Segfault for ictnunk=1 when case is converged
holm10 opened this issue · 7 comments
Describe the bug
When a case is converged (fnrm < ftol) and icntnunk is set to 1, the following exmain call causes a segfault
To Reproduce
- Navigate to a case that is converged
- Ensure the case is well converged by executing exmain until fnrm<ftol
- Set bbb.ictnunk=1
- Call exmain
- Segfault occurs
For the Slab_geometry test case in the pytests, the following commands will reproduce the bug:
from rd_slabH_in_w_h5 import *;bbb.exmain();bbb.exmain();bbb.icntnunk=1;bbb.exmain()
Expected behavior
Execute exmain, print initial fnrm, set iterm=1, return to prompt
Additional context
Has been encountered by several users at various points of using the code, most commonly associated with time-dependent runs where ictnunk is actively switched on and off. Bug does not appear to occur for basis versions.
Bug traced to odesetup.m conditional:
Line 6555 in cc15c0d
Segfault occurs due to xerrab call at:
Line 6556 in cc15c0d
Using this information, the expected behavior can be achieved by executing the following commands in the Slab_geometry test directory:
bbb.exmain();bbb.exmain();bbb.icntnunk=1;bbb.ijactot=2;bbb.exmain()
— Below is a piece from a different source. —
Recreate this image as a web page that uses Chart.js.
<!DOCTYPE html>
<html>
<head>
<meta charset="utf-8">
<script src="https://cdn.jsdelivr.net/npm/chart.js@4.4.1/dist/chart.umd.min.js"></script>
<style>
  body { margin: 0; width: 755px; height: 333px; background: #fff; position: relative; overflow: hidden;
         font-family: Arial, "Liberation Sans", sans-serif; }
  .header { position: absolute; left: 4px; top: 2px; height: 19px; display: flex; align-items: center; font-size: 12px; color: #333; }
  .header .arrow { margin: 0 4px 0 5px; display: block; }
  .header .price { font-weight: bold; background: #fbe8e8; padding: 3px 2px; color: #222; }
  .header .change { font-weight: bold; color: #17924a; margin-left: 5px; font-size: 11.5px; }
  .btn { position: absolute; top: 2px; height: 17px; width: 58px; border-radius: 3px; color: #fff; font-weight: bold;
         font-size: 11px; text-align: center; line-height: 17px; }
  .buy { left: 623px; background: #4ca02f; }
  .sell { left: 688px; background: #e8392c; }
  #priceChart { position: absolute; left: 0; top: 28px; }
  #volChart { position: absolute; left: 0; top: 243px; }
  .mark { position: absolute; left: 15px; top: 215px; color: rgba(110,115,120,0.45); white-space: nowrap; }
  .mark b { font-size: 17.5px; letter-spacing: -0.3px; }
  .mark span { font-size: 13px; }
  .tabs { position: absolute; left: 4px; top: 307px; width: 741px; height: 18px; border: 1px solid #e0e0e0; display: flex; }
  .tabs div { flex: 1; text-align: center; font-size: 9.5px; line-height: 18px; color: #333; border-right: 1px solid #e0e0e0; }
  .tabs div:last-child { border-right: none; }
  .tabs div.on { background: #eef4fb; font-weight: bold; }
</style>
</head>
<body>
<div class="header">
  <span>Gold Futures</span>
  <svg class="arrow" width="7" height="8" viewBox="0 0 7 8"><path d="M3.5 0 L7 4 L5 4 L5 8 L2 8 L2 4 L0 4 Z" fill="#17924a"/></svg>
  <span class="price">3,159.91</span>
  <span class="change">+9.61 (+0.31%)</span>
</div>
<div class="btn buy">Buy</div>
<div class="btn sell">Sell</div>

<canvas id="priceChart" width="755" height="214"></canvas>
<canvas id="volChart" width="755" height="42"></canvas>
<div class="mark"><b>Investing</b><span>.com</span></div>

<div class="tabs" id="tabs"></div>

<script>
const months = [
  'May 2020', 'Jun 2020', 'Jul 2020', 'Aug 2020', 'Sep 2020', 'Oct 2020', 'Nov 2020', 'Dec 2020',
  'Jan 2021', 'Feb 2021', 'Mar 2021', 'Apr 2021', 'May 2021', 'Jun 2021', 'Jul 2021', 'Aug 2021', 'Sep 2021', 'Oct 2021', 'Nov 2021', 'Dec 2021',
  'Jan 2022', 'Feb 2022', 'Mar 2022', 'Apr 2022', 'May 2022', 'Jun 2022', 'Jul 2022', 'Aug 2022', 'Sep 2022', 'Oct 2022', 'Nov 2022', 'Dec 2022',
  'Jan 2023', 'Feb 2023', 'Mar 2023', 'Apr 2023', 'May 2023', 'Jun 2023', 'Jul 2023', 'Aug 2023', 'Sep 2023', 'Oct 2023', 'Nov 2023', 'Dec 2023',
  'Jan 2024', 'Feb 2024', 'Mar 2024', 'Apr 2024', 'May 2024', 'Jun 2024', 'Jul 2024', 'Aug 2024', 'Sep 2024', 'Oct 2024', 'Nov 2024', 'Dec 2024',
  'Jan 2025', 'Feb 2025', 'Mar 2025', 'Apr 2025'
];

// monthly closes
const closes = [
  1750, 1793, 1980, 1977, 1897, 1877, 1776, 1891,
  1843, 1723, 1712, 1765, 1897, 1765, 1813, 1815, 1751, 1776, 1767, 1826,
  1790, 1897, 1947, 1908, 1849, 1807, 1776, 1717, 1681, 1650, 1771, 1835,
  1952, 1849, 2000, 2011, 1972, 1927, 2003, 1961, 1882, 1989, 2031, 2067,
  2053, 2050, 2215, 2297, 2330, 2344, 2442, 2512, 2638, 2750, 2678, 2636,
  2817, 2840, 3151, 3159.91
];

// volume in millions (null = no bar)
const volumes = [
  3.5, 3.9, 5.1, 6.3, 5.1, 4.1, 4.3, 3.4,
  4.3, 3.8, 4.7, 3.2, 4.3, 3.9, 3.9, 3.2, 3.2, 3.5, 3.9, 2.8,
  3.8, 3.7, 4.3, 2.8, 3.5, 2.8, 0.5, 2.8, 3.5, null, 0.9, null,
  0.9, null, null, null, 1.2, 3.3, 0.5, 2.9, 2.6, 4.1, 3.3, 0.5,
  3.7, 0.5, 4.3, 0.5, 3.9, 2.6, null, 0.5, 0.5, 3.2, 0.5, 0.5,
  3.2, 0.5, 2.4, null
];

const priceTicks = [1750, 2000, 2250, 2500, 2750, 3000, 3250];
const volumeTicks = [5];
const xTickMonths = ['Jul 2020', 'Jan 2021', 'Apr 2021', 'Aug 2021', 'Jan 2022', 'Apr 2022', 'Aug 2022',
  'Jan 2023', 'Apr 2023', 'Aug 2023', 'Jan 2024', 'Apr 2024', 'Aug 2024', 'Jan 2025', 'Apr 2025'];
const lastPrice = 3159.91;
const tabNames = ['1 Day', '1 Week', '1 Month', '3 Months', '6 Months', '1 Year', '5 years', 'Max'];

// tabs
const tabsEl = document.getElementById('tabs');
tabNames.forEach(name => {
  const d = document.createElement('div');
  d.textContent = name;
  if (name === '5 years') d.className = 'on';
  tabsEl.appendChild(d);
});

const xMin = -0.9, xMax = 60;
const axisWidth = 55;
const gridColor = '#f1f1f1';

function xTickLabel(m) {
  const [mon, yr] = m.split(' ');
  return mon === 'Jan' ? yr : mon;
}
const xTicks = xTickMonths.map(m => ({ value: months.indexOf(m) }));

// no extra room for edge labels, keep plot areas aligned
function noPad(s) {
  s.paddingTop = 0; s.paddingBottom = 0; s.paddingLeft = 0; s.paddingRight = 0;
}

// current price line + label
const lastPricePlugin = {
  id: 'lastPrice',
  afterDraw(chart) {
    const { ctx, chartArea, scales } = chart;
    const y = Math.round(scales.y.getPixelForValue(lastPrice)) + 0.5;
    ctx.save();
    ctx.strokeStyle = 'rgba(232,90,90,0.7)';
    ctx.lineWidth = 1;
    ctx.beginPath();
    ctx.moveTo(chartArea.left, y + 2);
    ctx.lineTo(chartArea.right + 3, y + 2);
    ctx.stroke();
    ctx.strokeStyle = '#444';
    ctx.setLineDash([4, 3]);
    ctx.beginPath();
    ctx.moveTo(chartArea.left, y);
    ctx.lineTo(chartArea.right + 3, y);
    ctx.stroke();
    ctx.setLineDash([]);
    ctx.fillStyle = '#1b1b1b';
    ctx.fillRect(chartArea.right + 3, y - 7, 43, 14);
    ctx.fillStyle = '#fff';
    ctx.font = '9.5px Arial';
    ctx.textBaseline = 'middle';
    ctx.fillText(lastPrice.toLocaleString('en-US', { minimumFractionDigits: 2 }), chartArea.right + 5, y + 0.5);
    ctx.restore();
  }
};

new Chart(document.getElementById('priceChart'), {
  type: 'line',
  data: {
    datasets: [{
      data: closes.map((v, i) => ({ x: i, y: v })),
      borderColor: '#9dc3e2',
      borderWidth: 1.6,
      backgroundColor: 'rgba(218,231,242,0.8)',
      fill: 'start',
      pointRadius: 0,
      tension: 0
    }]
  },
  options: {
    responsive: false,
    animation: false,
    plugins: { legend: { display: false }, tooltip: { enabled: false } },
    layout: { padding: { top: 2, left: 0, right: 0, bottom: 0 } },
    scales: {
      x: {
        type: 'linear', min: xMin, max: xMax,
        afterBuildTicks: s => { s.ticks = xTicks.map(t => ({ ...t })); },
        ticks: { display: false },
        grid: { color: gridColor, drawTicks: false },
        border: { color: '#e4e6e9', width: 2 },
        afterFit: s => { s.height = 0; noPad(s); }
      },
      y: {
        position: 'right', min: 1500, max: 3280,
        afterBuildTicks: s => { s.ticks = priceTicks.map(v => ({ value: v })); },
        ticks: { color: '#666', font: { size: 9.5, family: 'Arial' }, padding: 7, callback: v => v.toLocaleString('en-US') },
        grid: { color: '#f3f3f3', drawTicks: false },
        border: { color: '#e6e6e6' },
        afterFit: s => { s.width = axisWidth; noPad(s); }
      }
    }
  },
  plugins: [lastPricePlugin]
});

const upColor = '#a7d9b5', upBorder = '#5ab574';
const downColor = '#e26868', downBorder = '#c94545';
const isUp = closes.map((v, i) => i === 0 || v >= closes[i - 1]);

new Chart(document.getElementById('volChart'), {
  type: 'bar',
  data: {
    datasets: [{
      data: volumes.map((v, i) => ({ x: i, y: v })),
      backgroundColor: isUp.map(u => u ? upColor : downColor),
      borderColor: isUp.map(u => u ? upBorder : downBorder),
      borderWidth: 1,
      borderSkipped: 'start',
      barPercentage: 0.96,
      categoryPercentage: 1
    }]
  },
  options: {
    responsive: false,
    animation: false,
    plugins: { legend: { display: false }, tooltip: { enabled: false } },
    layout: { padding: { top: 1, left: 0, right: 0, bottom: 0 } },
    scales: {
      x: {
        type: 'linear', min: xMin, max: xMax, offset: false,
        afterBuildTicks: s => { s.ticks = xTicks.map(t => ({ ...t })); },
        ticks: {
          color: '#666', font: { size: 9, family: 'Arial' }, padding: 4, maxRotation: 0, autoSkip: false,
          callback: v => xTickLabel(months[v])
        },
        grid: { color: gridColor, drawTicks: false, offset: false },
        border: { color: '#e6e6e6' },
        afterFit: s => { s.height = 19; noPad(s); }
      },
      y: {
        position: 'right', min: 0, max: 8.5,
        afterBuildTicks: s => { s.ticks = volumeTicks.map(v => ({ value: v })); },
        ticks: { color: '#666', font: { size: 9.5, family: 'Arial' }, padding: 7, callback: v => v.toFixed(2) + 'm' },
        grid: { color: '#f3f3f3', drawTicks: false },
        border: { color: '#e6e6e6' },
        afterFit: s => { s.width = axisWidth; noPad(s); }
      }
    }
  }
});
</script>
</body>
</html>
It appears the issue is with ijactot. Presumably, this flag exists to ensure there exists an Jacobian before trying to continue the code execution under the assumption that there is one using icntunk=1. However, it is not clear to me why ijactot=1 is insufficient for the routine to proceed.
On a general note, xerrab calls in the Python version seems to induce Segfaults rather than the expected behavior of printing the error message and returning to prompt. This should probably be fixed.
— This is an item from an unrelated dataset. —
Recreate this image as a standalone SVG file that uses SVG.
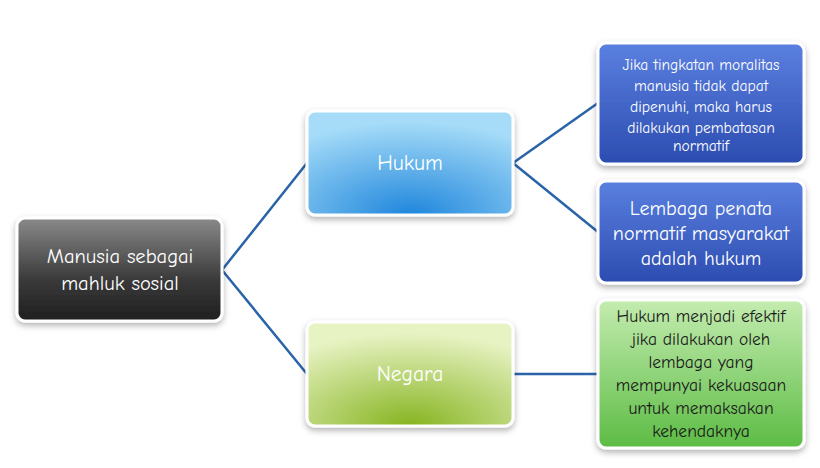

The following line(s) appears to explicitly prohibit ijactot from exeeding 1:
Line 6559 in cc15c0d
However, after the first exmain call, ijactot=2. It appears ijactot is only advaced in calc_jac:
Line 8427 in cc15c0d
During the first exmain-call there are 2 Jacobian updates, explaining why ijactot=2. This means exmain can be executed with icntnunk=1 only after calls when more than one Jacobian update was necessary to obtain convergence.
The suggested solution is to change the conditional on icntnunk=1 to ijactot<1. I don't see why more than one Jacobian evaluation is necessary for exmain calls with icntnunk=1.
One issue is if the Jacobian calculation is aborted mid-execution: in this case, isjactot=1 but the preconditioner is only partially evaluated, leading to errors if doing an exmain call with ictnunk=1 immediately after aborting, if the conditional is relaxed to ijactot<1. This is due to ijactot += 1 occurring at the beginning of subroutine jac_calc, rather than upon successful completion:
Line 8427 in cc15c0d
Moving the above line to aroundabouts here would solve this issue:
Line 8575 in cc15c0d
However, failing the conditional and causing a xerrab will still segfault, which is a different issue that needs to be resolved
Suggested fix implemented and tested. Closing as resolved.